Overall, Levitt said he and Armour didn’t try to personally rank different kinds of line-crossing behavior, or even different level of against-the-rules activity within the same form, but rather to illustrate the differing perspectives on all of this over the years. And he said those perspectives have varied widely, especially when it comes to divides between cheating on-field officials might be able to catch and other cheating.
“We’re trying to not so much put our own opinion on it as talk about why there might be different opinions on different things. One is this whole notion of gamesmanship. I think there’s a general feeling that if it’s on the field, it’s the umpire’s duty to catch it, whether if you trap a ball and hold it up like you caught it, or even to a certain degree the spitball. The spitball is sort of viewed as ‘Well, it’s not my job to be honest about it, it’s the umpire’s job to catch me.’ So that’s one thing that makes a difference.”

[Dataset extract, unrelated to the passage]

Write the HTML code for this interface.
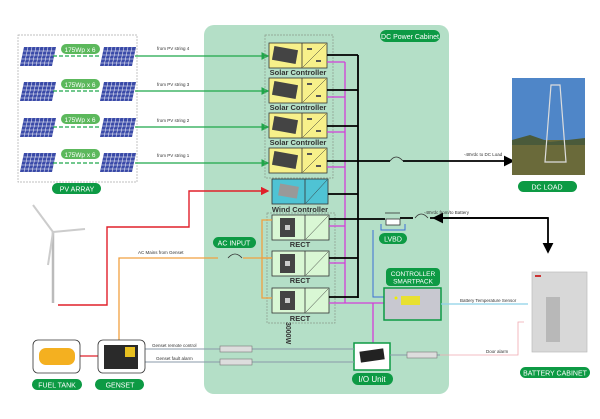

Levitt said other perspectives change depending on how complicated and effective a scheme is.
“Another one is the sophistication of it. If something has a mastermind, we maybe feel differently about it than some guy going rogue. If it’s using SpiderTack, which is a relatively new higher-tech substance, and high-speed video to help craft these pitches, rather than Whitey Ford putting some Vaseline on it and firing it in to Yogi Berra.”
Levitt said overall, he and Armour are trying to present not just a history of what happened in specific incidents, but also overarching themes around cheating and line-crossing in MLB.
“We try and talk not just about the cheating, but some of the themes. How innovative organizations might be the ones that sometimes step over the line, the idea that there’s some explicit cost-benefit analysis to cheating, ‘What’s the penalty if I get caught versus what’s the benefit to doing the unfair act?'”
Intentional Balk: Baseball’s Thin Line Between Innovation and Cheating is out now, and available from local bookstores, Amazon, and more.